With older children you might have a lesson negotiating classroom rules where they volunteer behaviours which they think will help to make the classroom a happier place and to help them get the most out of lessons. You will often be impressed and surprised with some of their ideas; like treating each other with respect, always doing their best work and handing homework in on time! You can then make a list of their rules and even get everyone, including you, to sign it. Make photocopies of the list for everyone to stick inside their books and you can enlarge it to display somewhere in the classroom.
2. Use variety
Although chocolate is delicious and many of us could happily eat it every day, we would soon become bored with a diet of chocolate. Why? Because it would no longer be a novelty. We would actually start to feel sick of it! The same can true of any classroom activity. A favourite activity can be fun and educational, but if we do it in the same way every day and only do that type of activity, it can become boring. We know that different children learn in different ways and that different activities cater for their needs in English. Stories provide children with input, as do songs, rhymes and chants. Play, drama and well-chosen games help them internalize language and use it to communicate. However, there are many other activities children enjoy that help them learn language and we should exploit them to full advantage. For example, Alan Maley says of using art and craft in the English classroom:
While making things, children also make meaning. As they explore shapes, colours, textures, constructions, they are extending their experience and understanding of the world – and doing it through the medium of the foreign language.” (In the foreword of Wright, A, 2001)
3. Have fun
Creating fun in the classroom does not mean that the children have to be on the go constantly or that you, the teacher, have to be the all singing all dancing entertainer. Fun can be created in many ways – singing, stories, quizzes, chants, games, acting out, TPR activities… The list is endless. Believe it or not, one of my students’ favourite games is the List Game, where they choose 6 topics, which I write on the board and number from one to six, each number corresponding to the sides of a dice.

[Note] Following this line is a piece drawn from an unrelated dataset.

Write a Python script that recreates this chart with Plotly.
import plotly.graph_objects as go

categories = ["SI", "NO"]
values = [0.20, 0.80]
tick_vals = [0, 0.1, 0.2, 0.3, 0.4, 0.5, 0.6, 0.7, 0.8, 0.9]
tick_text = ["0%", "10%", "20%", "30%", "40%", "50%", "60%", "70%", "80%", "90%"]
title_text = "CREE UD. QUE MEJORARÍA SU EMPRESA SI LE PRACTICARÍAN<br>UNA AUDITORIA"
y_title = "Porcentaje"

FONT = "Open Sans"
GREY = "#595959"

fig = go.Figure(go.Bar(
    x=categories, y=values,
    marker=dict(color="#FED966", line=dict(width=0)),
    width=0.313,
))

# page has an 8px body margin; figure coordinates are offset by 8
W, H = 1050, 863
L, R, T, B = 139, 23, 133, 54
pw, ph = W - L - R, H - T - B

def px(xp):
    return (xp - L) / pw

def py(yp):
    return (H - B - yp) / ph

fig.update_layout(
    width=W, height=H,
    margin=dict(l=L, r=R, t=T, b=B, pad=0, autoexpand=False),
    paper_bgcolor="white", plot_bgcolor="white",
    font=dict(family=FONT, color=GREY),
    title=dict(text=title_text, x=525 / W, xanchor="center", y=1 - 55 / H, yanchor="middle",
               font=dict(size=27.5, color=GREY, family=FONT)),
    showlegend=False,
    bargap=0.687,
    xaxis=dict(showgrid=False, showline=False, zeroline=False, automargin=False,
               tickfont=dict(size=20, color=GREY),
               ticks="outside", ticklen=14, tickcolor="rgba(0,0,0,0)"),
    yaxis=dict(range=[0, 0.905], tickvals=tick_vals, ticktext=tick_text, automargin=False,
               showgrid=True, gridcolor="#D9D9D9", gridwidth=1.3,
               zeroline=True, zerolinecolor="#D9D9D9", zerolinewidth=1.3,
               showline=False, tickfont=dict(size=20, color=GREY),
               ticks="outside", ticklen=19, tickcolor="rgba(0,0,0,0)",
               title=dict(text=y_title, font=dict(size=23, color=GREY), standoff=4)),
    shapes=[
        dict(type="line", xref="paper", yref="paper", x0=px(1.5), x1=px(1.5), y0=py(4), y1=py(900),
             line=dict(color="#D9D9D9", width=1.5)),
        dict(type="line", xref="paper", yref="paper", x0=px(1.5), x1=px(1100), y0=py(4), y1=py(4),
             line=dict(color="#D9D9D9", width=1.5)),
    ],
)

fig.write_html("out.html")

The children get into teams. One team throws the dice and all the teams have 3 minutes to write a list of words from that topic. They have as much fun with this game as with a running dictation or TPR game.
4. There needs to be language pay-off
Whilst it’s important to make learning fun for young learners, in the limited amount of time we have for English, we need to make sure that there is what Rixon calls language pay-off in every activity. When preparing a game or any other activity, it is important to be clear about the language and learning objectives. We can sometimes get carried away when we see our students having fun, however we must be sure that there is enough language learning going on to justify the activity.

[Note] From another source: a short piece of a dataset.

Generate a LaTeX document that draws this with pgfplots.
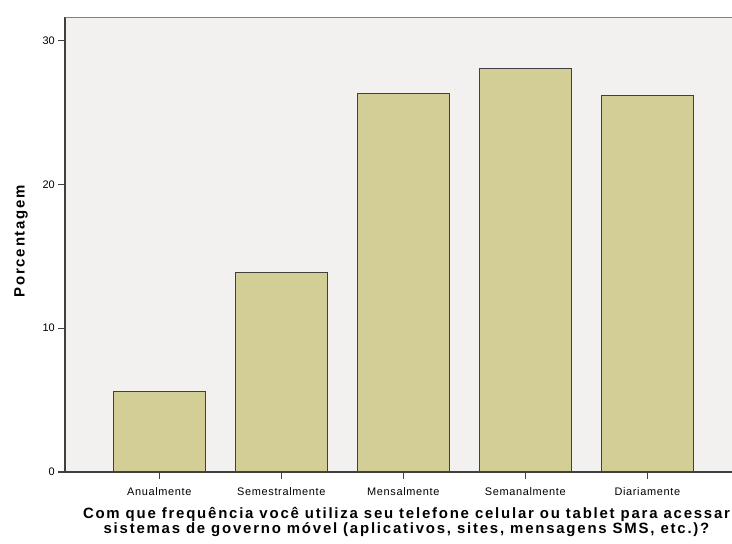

Monitoring is most important during communicative group activities as many will revert to L1. Children find an award very motivational, e.g. a gold star for the table using the most English, or you could give the table not using enough English an Untrophy.
5. Music and movement
The dictionary defines music as an “art of sound in time that expresses ideas and emotions through elements of rhythm, melody, harmony and colour.” (http://dictionary.reference.com/)
Music has unique qualities and a well-chosen song or piece of music can provide language learning benefits from Pre-Primary all the way up to the end of Primary, providing the children with useful language input that can be fun at the same time. If the children leave your classroom singing an English song in their head they will carry it with them all day and at home too, something Tim Murphey referred to as S-S-I-T-H-P – Song Stuck in the Head Phenomenon.